The SPD seems to be a very flexible control mechanism that allows a very fine-
grained control over the security processing of each packet. Packets are
classified according to a large number of selectors, and the SPD can match some
or all selectors to determine the appropriate action. Depending on 
the SPD, this
can result in either all traffic between two computers being carried 
on a single
SA, or a separate SA being used for each application, or even each TCP
connection. Such a very fine granularity has disadvantages. There is a
significantly increased overhead in setting up the required SAs, and more
traffic analysis information is made available to the attacker. At 
the same time
we do not see any need for such a fine-grained control. [a lot of customers for
IPsec products disagree!] The SPD should specify whether a packet should be
discarded, should bypass any IPsec processing, requires authentication, or
requires authentication and encryption. Whether several packets are combined on
the same SA is not important. [yes it is. By allowing an administrator the
ability to select the granularity of protection, one can control the level of
partial traffic flow confidentiality offered between security gateways. Also,
fine-grained access control allows an admin to allow some forms of connections
through the gateway, while rejecting others. Access control is often the
primary, underlying motivation for using IPsec. A number of attacks become
possible if one cannot tightly bind the authentication provided by IPsec to the
access control decision. Also, given the computational costs of SA 
establishment
via IKE, it is important to allow an administrator to select the granularity of
SAs.] The same holds for the exact choice of cryptographic algorithm: any good
algorithm will do. There are two reasons for this. First of all, nobody ever
attacks a system by cryptanalysis. Instead, attacks are made on the users,
implementation, management, etc. Any reasonable cryptographic algorithm will
provide adequate protection. The second reason is that there are very efficient
and secure algorithms available. Two machines should negotiate the strongest
algorithm that they are allowed. There is no reason to select individual
algorithms on an application-by-application basis. [if one were to employ ESP
without authentication, because a specific higher layer protocol provided its
own authentication, and maybe because the application employed FEC, then one
might well imagine using different encryption algorithms, or different modes
(e.g., block vs. stream) for different SAs. while I agree that the focus on
algorithm agility may be overstated, it does allow communicating parties to
select a higher quality algorithm, relative to the mandated default, if they
both support that algorithm.]

In our opinion, management of the IPsec protocols can be simplified by letting
the SPD contain policies formulated at such a higher level. As we argued in
section~\ref{sec:complexity}, simplification will strengthen the actual system.
[examples provided above illustrate why fine-grained access control is
important.]

It would be nice if the same high-level approach could be done in relation to
the choice of SA end-points. As there currently does not seem to be a reliable
automatic method of detecting IPsec-enabled security gateways, we do not see a
practical alternative to manual configuration of these parameters. It is
questionable whether automatic detection of IPsec-enabled gateways is possible
at all. Without some initial knowledge of the other side, any detection and
negotiation algorithm can be subverted by an active attacker. [the authors
identify a good problem, but it is hardly an unsolvable one. A proposal was put
forth (by Bob Moscowtiz, over a year ago) to include records in the DNS
analogous to MX records. When one tried to establish an SA to a host 
"behind" an
SG, fetching this record would direct the initiator to an appropriate SG.  This
solves the SG discovery problem. Other approaches have been put forth in the
more recent BBN work on security policy management, which forms the basis for a
new IETF WG, chaired by Luis Sanchez. The fact that none of the approaches has
been deployed says more about the priorities of IPsec vendors and 
early adopters
than about the intractability of the problem. The other part of the problem is
verifying that an SG is authorized to represent the SA target. Here 
too, various
approaches have been described on the IPsec mailing list.]

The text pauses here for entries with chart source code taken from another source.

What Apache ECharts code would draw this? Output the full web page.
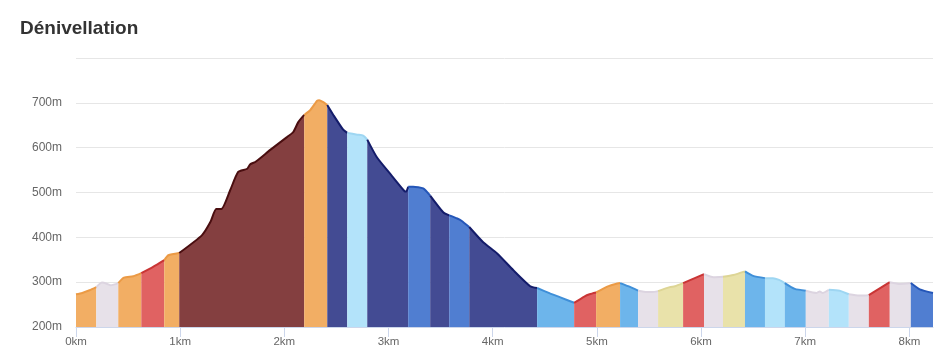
<!DOCTYPE html>
<html>
<head>
<meta charset="utf-8">
<script src="https://cdn.jsdelivr.net/npm/echarts@6/dist/echarts.min.js"></script>
<style>
html,body{margin:0;padding:0;background:#fff;}
#chart{width:942px;height:360px;}
</style>
</head>
<body>
<div id="chart"></div>
<script>
// Profile points: distance (km) and elevation (m)
const distKm = [0,0.06,0.13,0.195,0.25,0.3,0.33,0.37,0.406,0.46,0.55,0.627,0.74,0.847,0.887,0.991,
  1.21,1.29,1.346,1.395,1.48,1.557,1.644,1.673,1.721,1.865,2.028,2.086,2.134,2.191,2.25,2.316,2.335,2.37,2.412,
  2.47,2.565,2.604,2.70,2.757,2.796,2.89,3.015,3.15,3.17,3.189,3.237,3.333,3.400,3.525,3.583,3.66,3.70,3.775,
  3.909,4.043,4.197,4.36,4.427,4.55,4.65,4.782,4.88,4.93,4.993,5.10,5.18,5.223,5.30,5.396,5.48,5.53,5.588,5.70,5.75,
  5.828,6.029,6.12,6.211,6.31,6.422,6.5,6.614,6.69,6.75,6.804,6.9,7.006,7.11,7.14,7.17,7.227,7.33,7.419,7.52,
  7.611,7.812,7.91,8.014,8.10,8.227];
const elevM = [273,276,282,289,299,296,293,295,298,310,313,320,334,349,360,365,
  405,434,463,463,505,546,553,563,568,595,624,635,657,673,684,705,706,702,695,
  673,640,633,629,627,618,578,542,504,502,513,513,509,493,456,449,442,437,423,
  389,364,327,291,287,275,266,254,268,273,277,290,296,298,291,281,278,278,280,289,291,
  298,318,311,312,316,324,314,309,309,305,298,285,281,276,279,276,283,281,273,270,
  271,300,296,298,284,276];
// Segment ends (km) and gradient class of each segment
const segEndKm = [0.195,0.406,0.627,0.847,0.991,2.191,2.412,2.604,2.796,3.189,3.400,3.583,3.775,4.427,4.782,
  4.993,5.223,5.396,5.588,5.828,6.029,6.211,6.422,6.614,6.804,7.006,7.227,7.419,7.611,7.812,8.014,8.227];
const segClass = ['upGentle','flat','upGentle','upMod','upGentle','upSteep','upGentle','downSteep','downLight',
  'downSteep','downMod','downSteep','downMod','downSteep','downSoft','upMod','upGentle','downSoft','flat','upLight',
  'upMod','flat','upLight','downSoft','downLight','downSoft','flat','downLight','flat','upMod','flat','downMod'];
const yTicks = [200,300,400,500,600,700,800];
const xTicks = [0,1,2,3,4,5,6,7,8];

const palette = {
  upGentle:  {fill:'#f2ae64', line:'#eb9a45'},
  flat:      {fill:'#e7e1e9', line:'#dcd4e0'},
  upMod:     {fill:'#e06262', line:'#c93535'},
  upSteep:   {fill:'#843f40', line:'#4a0e10'},
  downSteep: {fill:'#434b93', line:'#141c6a'},
  downLight: {fill:'#b3e3fa', line:'#9ed6f2'},
  downSoft:  {fill:'#6db5eb', line:'#3f8fd8'},
  downMod:   {fill:'#507ed1', line:'#2456b8'},
  upLight:   {fill:'#e9e2aa', line:'#ddd595'}
};

const series = [];
let start = 0;
segEndKm.forEach((end, i) => {
  const pts = [];
  for (let k = 0; k < distKm.length; k++) {
    if (distKm[k] >= start - 1e-9 && distKm[k] <= end + 1e-9) pts.push([distKm[k], elevM[k]]);
  }
  const c = palette[segClass[i]];
  series.push({
    type: 'line', data: pts, symbol: 'none', smooth: 0.2,
    lineStyle: {color: c.line, width: 2},
    areaStyle: {color: c.fill, opacity: 1, origin: 'start'},
    itemStyle: {color: c.fill},
    z: 2
  });
  start = end;
});

const chart = echarts.init(document.getElementById('chart'));
chart.setOption({
  animation: false,
  title: {
    text: 'Dénivellation', left: 15, top: 14,
    textStyle: {fontFamily: 'Liberation Sans, Arial, sans-serif', fontSize: 19, fontWeight: 'bold', color: '#333'}
  },
  grid: {left: 76, right: 9, top: 58, bottom: 33},
  xAxis: {
    type: 'value', min: 0, max: distKm[distKm.length - 1], interval: 1,
    axisLine: {show: true, lineStyle: {color: '#ccd6eb'}},
    axisTick: {show: true, length: 10, lineStyle: {color: '#ccd6eb'}, customValues: xTicks},
    axisLabel: {customValues: xTicks, formatter: v => v + 'km', color: '#666', fontSize: 11.5,
      fontFamily: 'Liberation Sans, Arial, sans-serif', margin: 9},
    splitLine: {show: false}
  },
  yAxis: {
    type: 'value', min: yTicks[0], max: yTicks[yTicks.length - 1], interval: 100,
    axisLine: {show: false}, axisTick: {show: false},
    axisLabel: {formatter: v => v + 'm', color: '#666', fontSize: 12, showMaxLabel: false,
      fontFamily: 'Liberation Sans, Arial, sans-serif', margin: 14},
    splitLine: {lineStyle: {color: '#e6e6e6'}}
  },
  series: series
});
</script>
</body>
</html>
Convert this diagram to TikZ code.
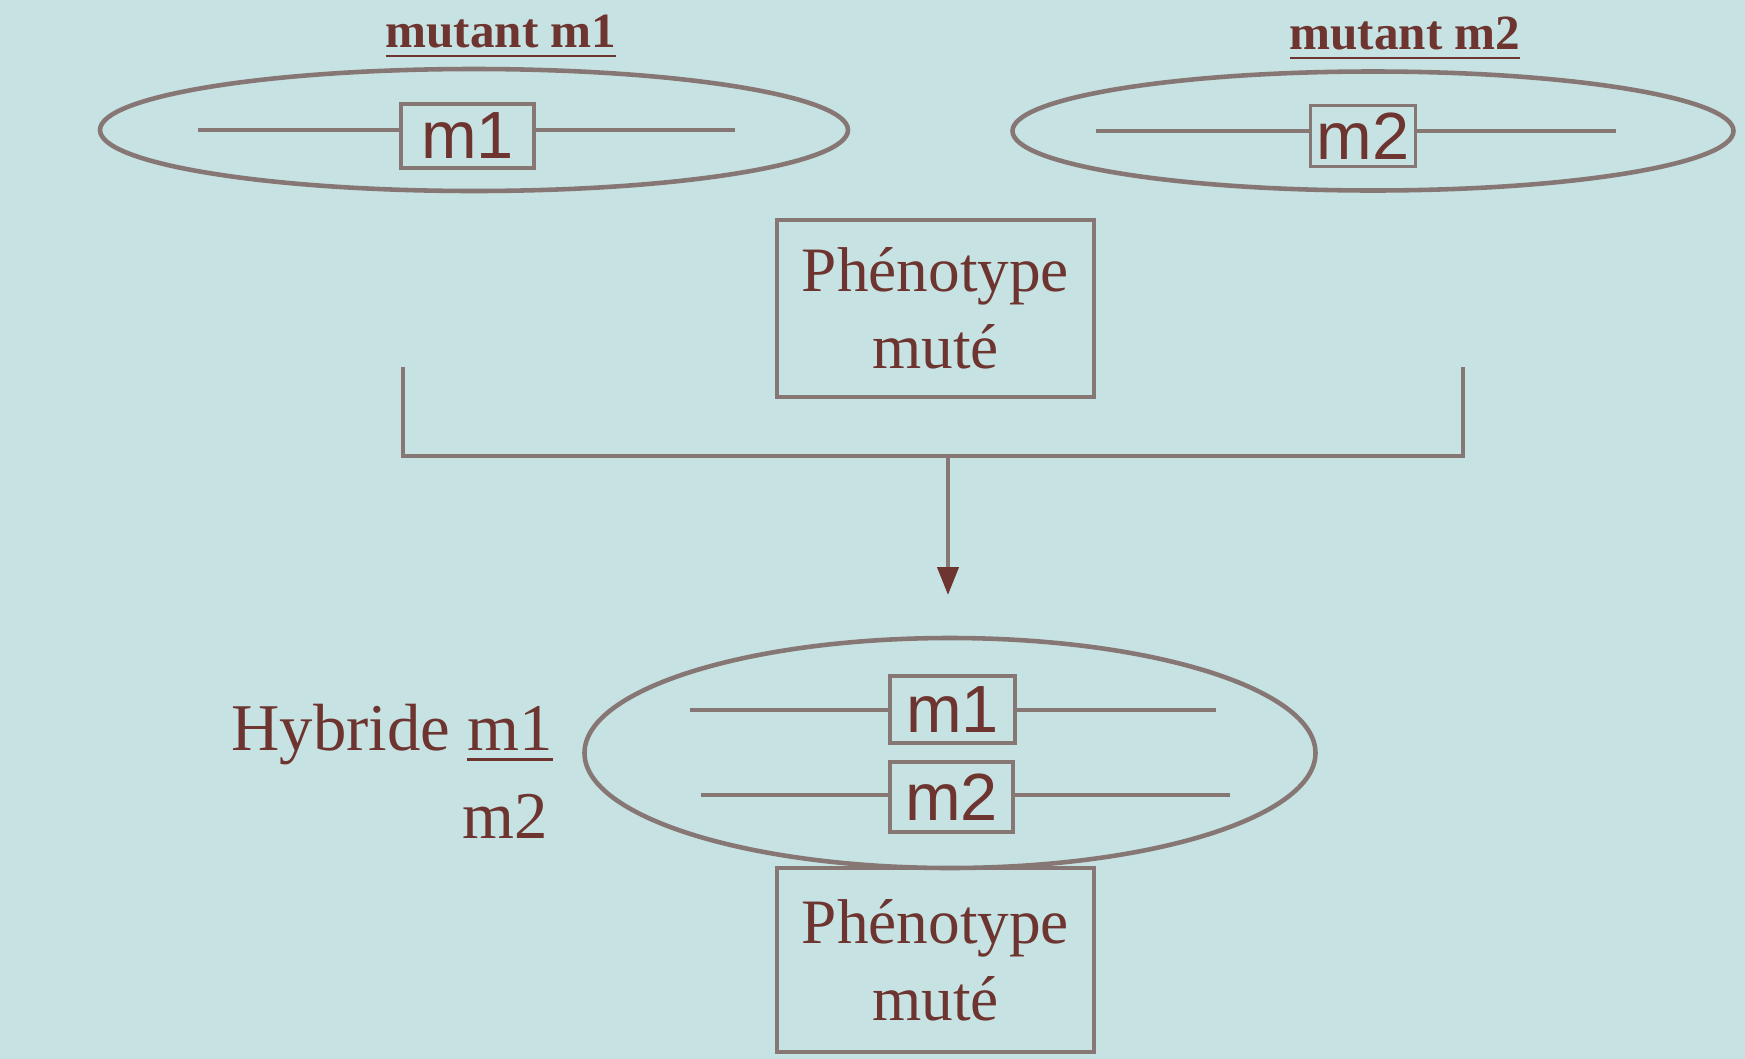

\section{General comments}
This section contains general comments that came up during our evaluation of
IPsec.

\begin{enumerate}
\item In \cite[p.\ 22]{RFC2401}, several fields in the SAD are required for all
implementations, but only used in some of them. It does not make sense to
require the presence of fields within an implementation. Only the external
behavior of the system should be standardized. [the SAD defined in 2401 is
nominal, as the text explains. An implementation is not required to implement
these fields, but must exhibit behavior consistent with the presence of these
fields. We were unable to specify external behavior without reference to a
construct of this sort. The SPD has the same property.]

\item According to \cite[p.\ 23]{RFC2401}, an SA can be either for transport
mode, tunnel mode, or ``wildcard,'' in which case the sending application can
choose the mode on a packet-by-packet basis. Much of the rest of the text does
not seem to take this possibility into account. It also appears to us to be
needless complexity that will hardly every be used, and is never a 
necessity. We
have already argued that transport mode should be eliminated, which 
implies that
this option is removed too. If transport mode is to be retained, we would
certainly get rid of this option. [I agree, but at least one knowledgeable WG
member was quite adamant about this. So, chalk it up to the committee process!]

\item IPsec does not allow replay protection on an SA that was 
established using
manual key management techniques. This is a strange requirement. We 
realize that
the replay protection limits the number of packets that can be transmitted with
the SA to $2^{32}-1$. Still, there are applications that have a low data rate
where replay protection is important and manual keying is the easiest solution.
[elsewhere this critique argues for not presenting options in a standard that
can be misconfigured. Yet here, the authors make an argument for just such an
option! The WG decided that there was too great a chance that a manually keyed
SA would fail to maintain counter state across key lifetime and thus made a
value judgement to ban anti-replay in this context.]

\item \cite[section 5.2.1, point 3]{RFC2401} suggests that an 
implementation can
find the matching SPD entry for a packet using back-pointers from the SAD
entries. In general this will not work correctly. Suppose the SPD contains two
rules: the first one outlaws all packets to port $X$, and the second one allows
all incoming packets that have been authenticated. An SA is set up for this
second rule. The sender now sends a packet on this SA addressed to port $X$.
This packet should be refused as it matches the first SPD rule. However, the
backpointer from the SA points to the second rule in the SPD, which allows the
packet. This shows that back-pointers from the SA do not always point to the
appropriate rule, and that this is not a proper method of finding the relevant
SPD entry. [this is point #3 and is applied only after points #1 and #2. Since
point #1 calls for a liner search of the SPD, the packet would be rejected, as
required. Thus point #3 is not in error.]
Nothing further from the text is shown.